Donald Trump, der gröbste, unanständigste und wirksamste Politiker der Gegenwart, hat die Zwischenwahlen gewonnen, die diese Woche in den USA stattgefunden hatten, auch wenn es Demokraten und ihren Medien schwerfiel, das offen einzuräumen. Von einer blauen Welle, einem Tsunami der Demokraten, der Washington überflutet hätte, wie man dies erwartet hatte, konnte keine Rede sein. Blau ist die Farbe der Demokraten, Rot jene der Republikaner.
Mit anderen Worten, wenn dies das beste Ergebnis ist, das die Demokraten zustande bringen, wenn so vieles für sie spricht: ein Flegel von Präsident, Medien, die fast geschlossen auf ihrer Seite stehen, ein zwei Jahre dauernder Feldzug gegen das vermeintlich Böse und so viel Geld, wie noch nie eine Partei für Kongresswahlen einzusetzen vermochte, nämlich rund 1,5 Milliarden Dollar, dann kann sich Trump mit einer gewissen Gelassenheit auf die Präsidentschaftswahlen in zwei Jahren vorbereiten. Diese Demokraten sind sehr viel schwächer und ratloser, als sie es vielleicht selber wissen.

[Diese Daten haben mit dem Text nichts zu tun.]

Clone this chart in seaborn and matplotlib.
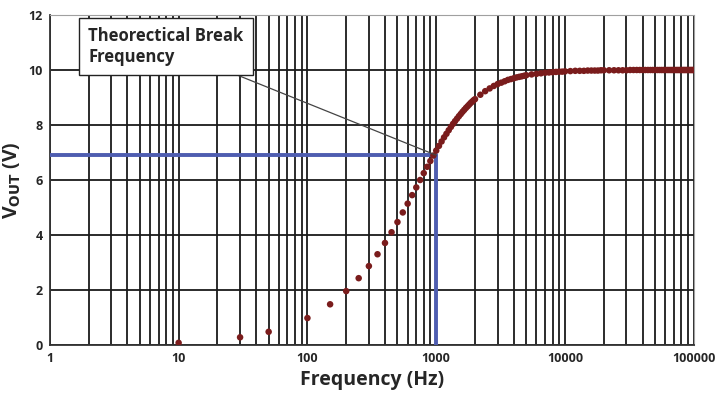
import matplotlib
matplotlib.use('Agg')
import pandas as pd
import seaborn as sns
import matplotlib.pyplot as plt
from matplotlib.ticker import FixedLocator, LogLocator, NullFormatter

freq = [10, 30, 50, 100, 150, 200, 250, 300, 350, 400, 450, 500, 550, 600, 650,
        700, 750, 800, 850, 900, 950, 1000,
        1050, 1100, 1150, 1200, 1250, 1300, 1350, 1400, 1450, 1500,
        1550, 1600, 1650, 1700, 1750, 1800, 1850, 1900, 1950, 2000,
        2200, 2400, 2600, 2800, 3000, 3200, 3400, 3600, 3800, 4000,
        4200, 4400, 4600, 4800, 5000,
        5500, 6000, 6500, 7000, 7500, 8000, 8500, 9000, 9500, 10000,
        11000, 12000, 13000, 14000, 15000, 16000, 17000, 18000, 19000, 20000,
        22000, 24000, 26000, 28000, 30000, 32000, 34000, 36000, 38000, 40000,
        42000, 44000, 46000, 48000, 50000, 52000, 54000, 56000, 58000, 60000,
        62000, 64000, 66000, 68000, 70000, 72000, 74000, 76000, 78000, 80000,
        82000, 84000, 86000, 88000, 90000, 92000, 94000, 96000, 98000, 100000]
vout = [0.08, 0.28, 0.48, 0.98, 1.48, 1.96, 2.43, 2.87, 3.30, 3.71, 4.10, 4.47, 4.82, 5.14, 5.45,
        5.73, 6.00, 6.25, 6.48, 6.69, 6.89, 7.07,
        7.24, 7.40, 7.55, 7.68, 7.81, 7.93, 8.04, 8.14, 8.23, 8.32,
        8.40, 8.48, 8.55, 8.62, 8.68, 8.74, 8.80, 8.85, 8.90, 8.94,
        9.10, 9.23, 9.33, 9.42, 9.49, 9.54, 9.59, 9.64, 9.67, 9.70,
        9.73, 9.75, 9.77, 9.79, 9.81,
        9.84, 9.86, 9.88, 9.90, 9.91, 9.92, 9.93, 9.94, 9.94, 9.95,
        9.96, 9.97, 9.97, 9.97, 9.98, 9.98, 9.98, 9.98, 9.99, 9.99,
        9.99, 9.99, 9.99, 9.99, 9.99, 10.0, 10.0, 10.0, 10.0, 10.0,
        10.0, 10.0, 10.0, 10.0, 10.0, 10.0, 10.0, 10.0, 10.0, 10.0,
        10.0, 10.0, 10.0, 10.0, 10.0, 10.0, 10.0, 10.0, 10.0, 10.0,
        10.0, 10.0, 10.0, 10.0, 10.0, 10.0, 10.0, 10.0, 10.0, 10.0]

break_freq = 1000
break_v = 6.9

x_ticks = [1, 10, 100, 1000, 10000, 100000]
x_tick_labels = ['1', '10', '100', '1000', '10000', '100000']
y_ticks = [0, 2, 4, 6, 8, 10, 12]

df = pd.DataFrame({'Frequency': freq, 'Vout': vout})

sns.set_style('white')
plt.rcParams['font.family'] = ['Open Sans', 'DejaVu Sans']

fig = plt.figure(figsize=(7.22, 4.0), dpi=100)
ax = fig.add_axes([0.069, 0.1375, 0.892, 0.825])

ax.set_xscale('log')
ax.set_xlim(1, 100000)
ax.set_ylim(0, 12)

# grid
ax.xaxis.set_major_locator(FixedLocator(x_ticks))
ax.xaxis.set_minor_locator(LogLocator(base=10, subs=range(2, 10)))
ax.xaxis.set_minor_formatter(NullFormatter())
ax.set_xticklabels(x_tick_labels)
ax.set_yticks(y_ticks)
ax.grid(True, which='both', axis='x', color='#1a1a1a', linewidth=1.3)
ax.grid(True, which='major', axis='y', color='#1a1a1a', linewidth=1.3)
ax.set_axisbelow(True)

# break frequency guide lines
ax.plot([1, break_freq], [break_v, break_v], color='#4E5DB0', linewidth=2.8, zorder=3)
ax.plot([break_freq, break_freq], [0, break_v], color='#4E5DB0', linewidth=2.8, zorder=3)

sns.scatterplot(data=df, x='Frequency', y='Vout', ax=ax, color='#7A1C1C',
                s=22, edgecolor='none', zorder=4, legend=False)

ax.annotate('Theorectical Break\nFrequency', xy=(break_freq, break_v),
            xytext=(0.06, 0.905), textcoords='axes fraction',
            fontsize=12, fontweight='bold', va='center', ha='left',
            linespacing=1.2,
            bbox=dict(boxstyle='square,pad=0.55', fc='white', ec='#222222', lw=1.0),
            arrowprops=dict(arrowstyle='-', color='#444444', lw=0.9,
                            shrinkA=0, shrinkB=0),
            zorder=5)

for side in ['top', 'right']:
    ax.spines[side].set_color('#a0a0a0')
for side in ['left', 'bottom']:
    ax.spines[side].set_color('#333333')
    ax.spines[side].set_linewidth(1.3)

ax.tick_params(axis='both', which='both', length=0, labelsize=9, pad=5)
for lbl in ax.get_xticklabels() + ax.get_yticklabels():
    lbl.set_fontweight('bold')

ax.set_xlabel('Frequency (Hz)', fontsize=14, fontweight='bold', labelpad=4)
ax.set_ylabel(r'V$_{\mathbf{OUT}}$ (V)', fontsize=14, fontweight='bold', labelpad=4)

plt.savefig('out.png', dpi=100)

«Wer Trump wählt, findet ihn selten sympathisch, doch er wählt ihn trotzdem, weil er seine Politik gutheisst.»
Ein Vergleich mag das verdeutlichen: 2010, also zwei Jahre nachdem Barack Obama, der demokratische Rockstar, ins Weisse Haus gezogen war, verloren die Demokraten in den Zwischenwahlen 63 Sitze im Repräsentantenhaus und damit die Mehrheit sowie sechs Sitze im Senat. Nur knapp blieben sie hier an der Macht. Präsidenten werden oft in den Midterms bestraft, wie es dem Gerechtigkeitssinn der Wähler entspricht, doch so krass, wie Obama das erleben musste, kommt es selten vor. Trump erlitt nichts Vergleichbares. 35 Sitze abzugeben, liegt im Durchschnitt der vergangenen Jahrzehnte. Woran liegt es, dass die Demokraten diesem Präsidenten nicht beizukommen scheinen? Wenn man ihren Kampf Revue passieren lässt, dann fällt auf, wie humorlos, wie verbissen, ja, mit welchem religiösen Eifer sie diesen Präsidenten verfolgen, als glaubten sie wirklich, es handelte sich um einen Ketzer, der die Wähler über die Verhältnisse im Jenseits falsch informiert. Im Grunde ist es paradox. Weit davon entfernt, Politik für unerheblich zu halten, glaube ich dennoch, dass wir sie inzwischen zu ernst nehmen.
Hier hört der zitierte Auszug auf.